Other disturbing facts have also been noticed. Kashmiri children have been seen playing ‘war’ games, where they imitate army interrogation tactics.

Medecins Sans Frontieres’ (MSF) surveys are dismal pointers to emotional disturbances directly or indirectly connected with the violence.

Kashmir’s leading psychiatrist Mushtaq Marghoobhad categorically states that the prevailing turbulence is affecting a large section of the Valley’s population. Many youngsters suffer from depression, hysteria, sleep walking and insomnia.

In recent years, young Kashmiris also face much suspicion when they venture out of the Valley. Hotels, hostels and landlords don’t want to rent out rooms to then; snide comments are thrown their way and of course the way the police treat Kashmiris.

Missing men

Another big issue is that of the missing young men. As New Delhi-based academic-activist, Uma Chakravarty, says, though the Association of Parents of Disappeared Persons (APDP) is waging what is perhaps the longest ongoing non-violent struggle, the results are yet to be seen.

The missing continue to remain missing. Uma and her colleagues, who formed a support group for APDP, had submitted a memorandum to the PMO but they haven’t got a reply either.
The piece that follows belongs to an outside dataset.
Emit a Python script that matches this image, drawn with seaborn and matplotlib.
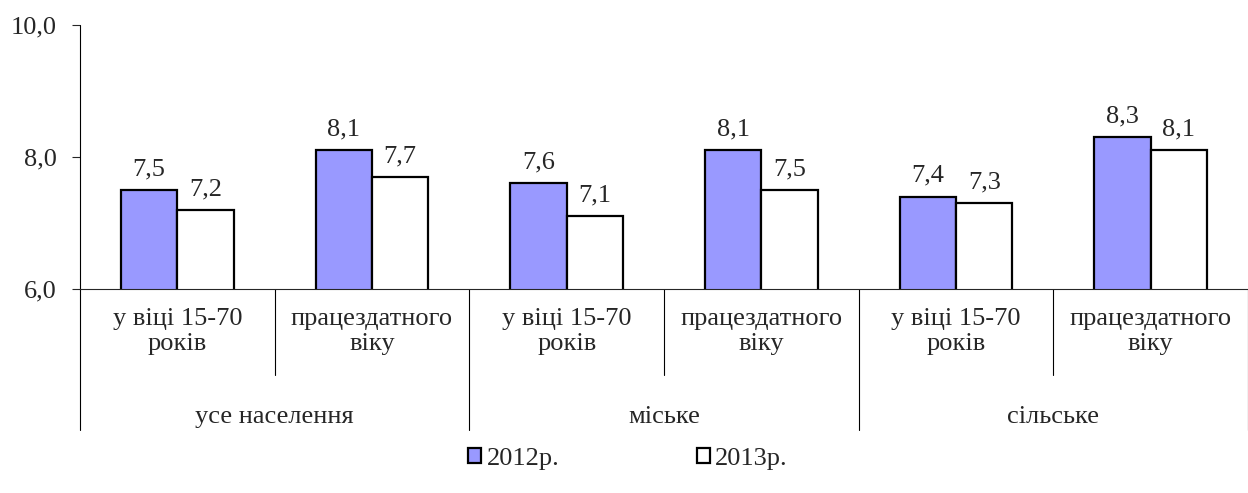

About 8000 to 10,000 young men were picked up for interrogation by the various security agencies and never came back home nor have they been declared dead, officially.

Holding elections is crucial in a democracy, but, it’s equally crucial that we do not sabotage and throttle voices. And it’s time to stop pretending that all’s fine, by trying to sweep those realities under those dust-laden carpets.